Twenty-three years ago, I walked off a stage with a master’s degree and into an economy that was rewriting itself.
Roles that had barely existed before suddenly roared into life: interactive designer or information architect. As a young consultant doing change management, I taught people how to use new technology and redefine their jobs around it. Though some jobs were eliminated.
During that time, curious leaders hired curious people because curiosity was the only credential that kept up with the pace of change.
This year, my cousin turns 23, the same age I was when I walked off that stage. He graduated last year and luckily started his first job this spring.

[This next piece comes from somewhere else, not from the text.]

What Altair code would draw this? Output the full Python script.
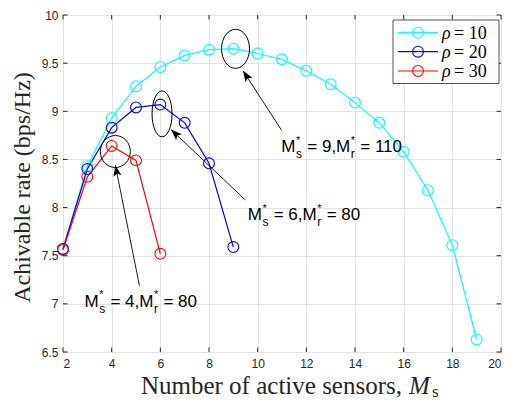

Many in his graduating class are still looking.
Per U.S. Census Bureau and U.S. Bureau of Labor Statistics, Current Population Survey, the unemployment rate for recent college graduates hit 5.6% in March 2026, well above the 4.3% national rate, and 41.5% of them are underemployed.
The story everyone keeps telling is that AI is taking those jobs, and certainly the boos at three recent commencements when AI was mentioned reinforces how palpable that narrative feels.
But the leaders deciding to cut jobs—cost savings with AI as the rationale—are short sighted. They haven’t yet noticed something important about this graduating class: they’re the most AI-fluent people in the building, and they’re being filtered out before they get to walk in the door.
What’s actually happening
It’s true that AI is automating real work. In my own field, experience research, strategy, and design, clients are already in-housing with AI some of what they used to hire firms like mine to do. Some roles will disappear in moments like this.
But disappearance was never the dominant story. When I helped roll out enterprise tech across back-office finance and operations twenty years ago, whole new categories of work showed up.
Today, the picture is mixed. Littler’s May 2026 Annual Employer Survey of more than 300 U.S. executives found only 37% have reassessed job responsibilities in light of AI’s efficiency gains. Two-thirds haven’t done the redesign work. Twenty percent are reducing or planning to reduce hiring in response to AI, and 15% are doing the same with workforce reductions.
Clearly, meaningful role redesign isn’t happening at scale. The companies getting the moment right are rebuilding their roles around the new technology. Those that aren’t are just cutting headcount and calling it transformation.
But when companies use AI to rationalize headcount cuts without rebuilding what’s left, the cost isn’t that they’re hiring fewer people. Instead, they’re cutting the rung whose practical expertise should feed their AI strategy.